How the grain processor is boosting farmers

Saturday November 30 2019

A catalogue of bread on display after value

A catalogue of bread on display after value addition in Kawanda. Photos by Lominda Afedraru. 

By Lominda Afedraru

It is no longer business as usual where agricultural scientists at the National Agricultural Research Organisation (Naro) stop at developing products at the research station to be disseminated to farmers by other stakeholders but they have taken it to agro food processing level.

One such initiative is where scientists at the National Agricultural Research Laboratories (NaRL) in Kawanda have gone ahead to process food products at the incubation centre ready for distribution in the market. They are teaming up with the Korean Food Research Institute (KFRI) and Korean International Agricultural Development Institute who donated to the incubation centre equipment worth Shs2.4b. The initiative is under a two year project implemented jointly with NaRL and the Ministry of Agriculture where the scientists are training incubatees as well as processing agro food products from maize mill, soy mill and rice flour ready for marketing.

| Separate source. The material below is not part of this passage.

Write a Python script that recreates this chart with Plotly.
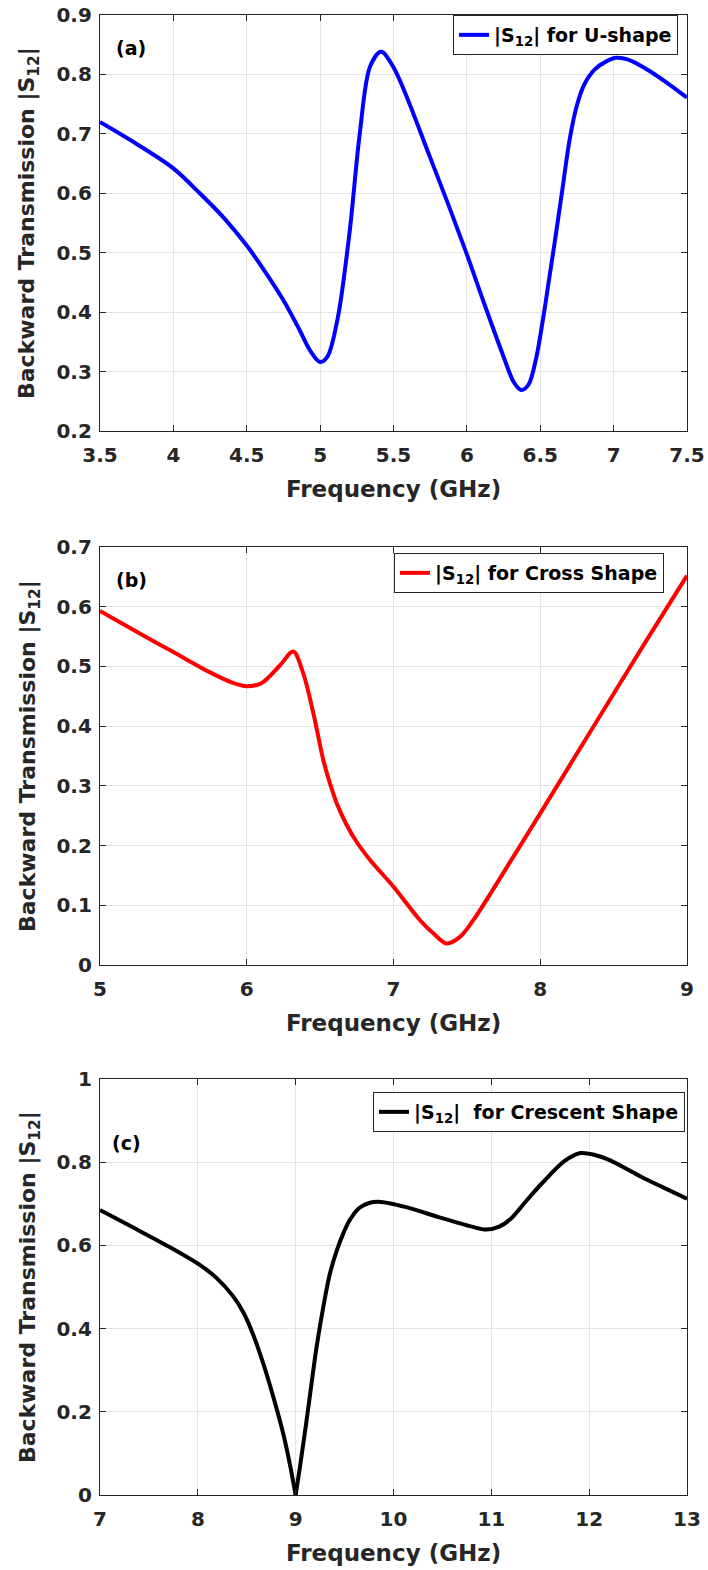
import plotly.graph_objects as go

# ---------------- data ----------------
freq_a = [3.5, 3.75, 4.0, 4.18, 4.35, 4.5, 4.62, 4.75, 4.86, 4.93, 5.0, 5.05, 5.12, 5.2, 5.27,
          5.34, 5.415, 5.5, 5.75, 5.99, 6.11, 6.25, 6.32, 6.37, 6.42, 6.47, 6.52, 6.56, 6.6,
          6.65, 6.7, 6.75, 6.8, 6.87, 6.95, 7.02, 7.12, 7.25, 7.38, 7.5]
s12_a = [0.72, 0.683, 0.642, 0.60, 0.557, 0.512, 0.47, 0.42, 0.37, 0.336, 0.316, 0.325, 0.39,
         0.533, 0.70, 0.813, 0.838, 0.812, 0.66, 0.504, 0.42, 0.325, 0.282, 0.269, 0.278, 0.32,
         0.39, 0.455, 0.52, 0.605, 0.69, 0.748, 0.783, 0.808, 0.822, 0.828, 0.823, 0.805, 0.783,
         0.761]

freq_b = [5.0, 5.25, 5.5, 5.75, 5.9, 6.0, 6.1, 6.227, 6.317, 6.385, 6.454, 6.522, 6.567, 6.613,
          6.681, 6.749, 6.84, 7.0, 7.181, 7.271, 7.362, 7.453, 7.544, 7.816, 8.0, 8.362, 8.725,
          9.0]
s12_b = [0.593, 0.558, 0.524, 0.49, 0.473, 0.467, 0.472, 0.502, 0.525, 0.4885, 0.4215, 0.343,
         0.304, 0.271, 0.2345, 0.206, 0.176, 0.131, 0.075, 0.053, 0.036, 0.047, 0.075, 0.181,
         0.254, 0.399, 0.544, 0.652]

freq_c = [7.0, 7.34, 7.68, 8.02, 8.19, 8.36, 8.47, 8.57, 8.67, 8.77, 8.87, 8.94, 9.0, 9.044,
          9.112, 9.214, 9.283, 9.351, 9.419, 9.487, 9.55, 9.65, 9.75, 9.85, 10.13, 10.46, 10.8,
          10.95, 11.08, 11.19, 11.35, 11.52, 11.75, 11.91, 12.05, 12.21, 12.53, 12.75, 13.0]
s12_c = [0.685, 0.643, 0.600, 0.553, 0.522, 0.478, 0.437, 0.383, 0.315, 0.237, 0.15, 0.075,
         0.0, 0.068, 0.18, 0.356, 0.453, 0.533, 0.587, 0.629, 0.66, 0.69, 0.702, 0.705, 0.692,
         0.668, 0.645, 0.638, 0.645, 0.662, 0.705, 0.75, 0.803, 0.822, 0.818, 0.805, 0.765,
         0.74, 0.712]

legend_a = "|S<sub>12</sub>| for U-shape"
legend_b = "|S<sub>12</sub>| for Cross Shape"
legend_c = "|S<sub>12</sub>|&nbsp; for Crescent Shape"
panel_labels = ["(a)", "(b)", "(c)"]
x_title = "Frequency (GHz)"
y_title = "Backward Transmission |S<sub>12</sub>|"

# ---------------- layout helpers ----------------
W, H = 708, 1570
FONT = "DejaVu Sans, Liberation Sans, Arial, sans-serif"
AX = "#262626"
GRID = "#e3e3e3"

def px_x(p):
    return p / W

def px_y(p):
    return 1 - p / H

x_dom = [px_x(100), px_x(687)]
panels = [(15, 431), (547, 965), (1079, 1495)]
y_doms = [[px_y(b), px_y(t)] for t, b in panels]

fig = go.Figure()

# split crescent curve at its sharp minimum
imin = s12_c.index(min(s12_c))
LW = 4

fig.add_trace(go.Scatter(x=freq_a, y=s12_a, mode="lines", name=legend_a,
                         line=dict(color="#0000ff", width=LW, shape="spline", smoothing=0.9),
                         xaxis="x", yaxis="y", legend="legend"))
fig.add_trace(go.Scatter(x=freq_b, y=s12_b, mode="lines", name=legend_b,
                         line=dict(color="#ff0000", width=LW, shape="spline", smoothing=0.9),
                         xaxis="x2", yaxis="y2", legend="legend2"))
fig.add_trace(go.Scatter(x=freq_c[:imin + 1], y=s12_c[:imin + 1], mode="lines", name=legend_c,
                         legendgroup="c",
                         line=dict(color="#000000", width=LW, shape="spline", smoothing=0.9),
                         xaxis="x3", yaxis="y3", legend="legend3"))
fig.add_trace(go.Scatter(x=freq_c[imin:], y=s12_c[imin:], mode="lines", name=legend_c,
                         legendgroup="c", showlegend=False,
                         line=dict(color="#000000", width=LW, shape="spline", smoothing=0.9),
                         xaxis="x3", yaxis="y3", legend="legend3"))

tickfont = dict(family=FONT, size=20, color=AX, weight="bold")

def xaxis(rng, dtick, anchor):
    return dict(domain=x_dom, range=rng, dtick=dtick, anchor=anchor, showgrid=True,
                gridcolor=GRID, gridwidth=1, zeroline=False, showline=True, linecolor=AX,
                linewidth=1.3, mirror="ticks", ticks="inside", ticklen=6, tickcolor=AX,
                tickfont=tickfont, automargin=False, fixedrange=True, ticklabelstandoff=6)

def yaxis(rng, dtick, dom, anchor):
    return dict(domain=dom, range=rng, dtick=dtick, anchor=anchor, showgrid=True,
                gridcolor=GRID, gridwidth=1, zeroline=False, showline=True, linecolor=AX,
                linewidth=1.3, mirror="ticks", ticks="inside", ticklen=6, tickcolor=AX,
                tickfont=tickfont, automargin=False, fixedrange=True, ticklabelstandoff=3)

legfont = dict(family=FONT, size=19, color="#000000", weight="bold")

def legend(xr, yt):
    return dict(x=px_x(xr), y=px_y(yt), xanchor="right", yanchor="top", bgcolor="white",
                bordercolor=AX, borderwidth=1, font=legfont, itemwidth=30)

annotations = []
for i, (t, b) in enumerate(panels):
    yc = px_y((t + b) / 2)
    annotations.append(dict(text=y_title, x=px_x(29), y=yc, xref="paper", yref="paper",
                            xanchor="center", yanchor="middle", textangle=-90, showarrow=False,
                            font=dict(family=FONT, size=22, color=AX, weight="bold")))
    annotations.append(dict(text=x_title, x=px_x(393), y=px_y(b + 58), xref="paper", yref="paper",
                            xanchor="center", yanchor="middle", showarrow=False,
                            font=dict(family=FONT, size=23, color=AX, weight="bold")))

label_pos = [(114, 48), (114, 580), (110, 1143)]
for lab, (lx, ly) in zip(panel_labels, label_pos):
    annotations.append(dict(text=lab, x=px_x(lx), y=px_y(ly), xref="paper", yref="paper",
                            xanchor="left", yanchor="middle", showarrow=False,
                            font=dict(family=FONT, size=19, color="#000000", weight="bold")))

fig.update_layout(
    width=W, height=H, margin=dict(l=0, r=0, t=0, b=0),
    paper_bgcolor="white", plot_bgcolor="white",
    xaxis=xaxis([3.5, 7.5], 0.5, "y"),
    yaxis=yaxis([0.2, 0.9], 0.1, y_doms[0], "x"),
    xaxis2=xaxis([5, 9], 1, "y2"),
    yaxis2=yaxis([0, 0.7], 0.1, y_doms[1], "x2"),
    xaxis3=xaxis([7, 13], 1, "y3"),
    yaxis3=yaxis([0, 1], 0.2, y_doms[2], "x3"),
    legend=legend(678, 15),
    legend2=legend(664, 553),
    legend3=legend(685, 1092),
    annotations=annotations,
    showlegend=True,
)

fig.write_html("out.html")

The head of the food biosciences laboratory at NaRL, Dr Kephas Nuwakunda, explains that the initiative is to improve food and nutritional security through transferring technology advancement knowledge to food processors.
The director of KFRI, Dr Kum Jum explains that food processing is now a key essential for food security because there is value added to what is consumed and it is the reason the Korean government is investing in such a project.

To him in Uganda agriculture research work is not yet industrialised and so the need for scientists to engage in processing high quality nutritious food for the local market through using advanced technology. The team has embarked on profiling agribusiness farmers and actors growing rice maize and soy bean in the districts of Jinja, Oyam and Masindi and are encouraging them to participate in processing the crops they are growing in order to earn increased income.

The plant
Dr Nuwakunda explains that the processing plant contains a set of machinery ranging from grainer cleaner, rice destoner to remove unwanted gravels, milling machine, mixer which is used to mix the processed flour of soy mill, rice and maize as well as mixing granules of maize with soy to come up with extruded cornflakes and other snacks.
In the production room there is humidifying mixer, extruder, cooling conveyors, harmer mill, ribbon mixer and roaster machine. There is also the packaging machine which is used to measure and package the processed food items.
The major machinery in the plant is the extrusion machine where the mixed ingredients are forced through and opening in a perforated plate through the extruder.

A machine operator picks bread from the slicing
A machine operator picks bread from the slicing section


The extruder consists a rotating screw tightly fitted within a stationery barrel.
The ingredients for this case are the mixture of granule maize with soy mill which is taken through a conditioner where water and other ingredients such as sugar and potassium are added.
The mixture is then passed through the extruder which puffs and produces cornflakes. This means the cooking takes place within the extruder while moulding the mixture which is cut in the desired blades.

The scientists are so far processing precooked porridge flour from soy, maize and rice which is used for making porridge. Already they have entered a Memorandum of Understanding with an NGO Good neighbours that have ordered for 5.2 tonnes of the product to be supplied to refugees across the country.
The product is sold at Shs4,200 per kilogramme. Other products extruded include cornflakes granules and snacks.
There is the component of the bakery section where the scientists are baking a range of confectionaries ranging from cookies, bread, cakes among others.

According to Dr Nuwakunda so far they have trained people from five different food processing companies and there are other six companies that have sent in their workers for training. If individuals wishing to train come in, they are encouraged to form a food processing company where they will continue to carry out product development from the knowledge acquired.

Incubatee experience
Baisilio Twikirize is the proprietor for Equator Food Processing who attained knowledge from the institute incubation centre. He is now processing pumpkin flour for instant porridge making, maize flour mixed with pumpkin and soy flour.
He also processes cornflakes from maize granules mixed with soy mill and pumpkin flour. The flour products are packaged in 500grammes and sold at Shs10,000 while the flakes are sold at Shs5,000.